We are seeking a talented DevOps/Site Reliability Engineer (SRE) with a strong background in DevOps practices, Linux environments, and proficiency in scripting and programming languages like Bash, Shell, Python, or Golang. You will be responsible for managing and automating the deployment, monitoring, and reliability of our services. You will work closely with development teams to ensure systems are scalable, resilient, and performance-optimized.
Responsibilities
- Design, build, and maintain CI/CD pipelines to support continuous integration and deployment.
- Develop and implement tools to automate operational processes.
- Manage and monitor Linux-based systems for performance, availability, and security.
- Collaborate with cross-functional teams to optimize system architecture, ensuring high availability and reliability.
- Implement and manage infrastructure as code (IaC) tools.
- Conduct root cause analysis on production issues and implement corrective actions to prevent reoccurrence.
- Monitor application and infrastructure performance and implement improvements.
- Write and maintain scripts in Bash/Shell, Python, or Golang to automate tasks and support infrastructure operations.
- Participate in on-call rotation to support production systems.
Experience: 4+ years of experience in DevOps, SRE, or related roles.
Technical Skills:
- Proficient in Bash/Shell scripting.
- Solid programming skills in Python or Golang.
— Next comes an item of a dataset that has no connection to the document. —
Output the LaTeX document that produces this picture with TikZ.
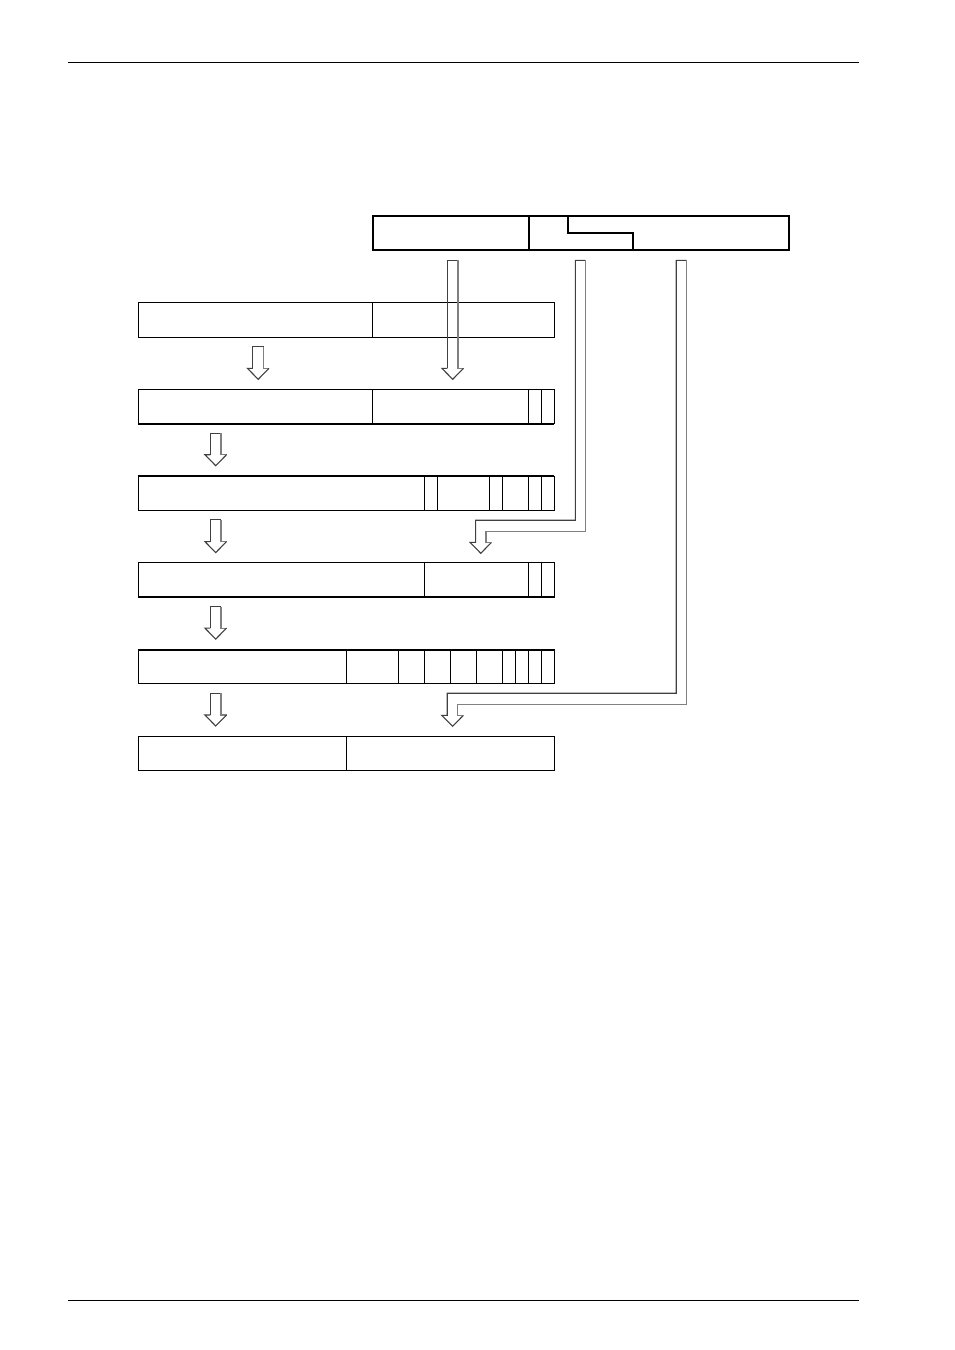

- Strong understanding of Linux systems.
- Familiarity with cloud platforms (AWS, GCP, Azure) and containerization tools like Docker and Kubernetes.
- Infrastructure as Code (IaC): Experience with tools such as Terraform, Ansible, CloudFormation.
- Monitoring & Logging: Familiarity with monitoring tools like Prometheus, Grafana, Datadog, Splunk.
- Fluency in Mandarin is a significant advantage for collaborating with Chinese-speaking teams. The ability to translate technical documentation or engage in conversations with stakeholders in Chinese is highly valued.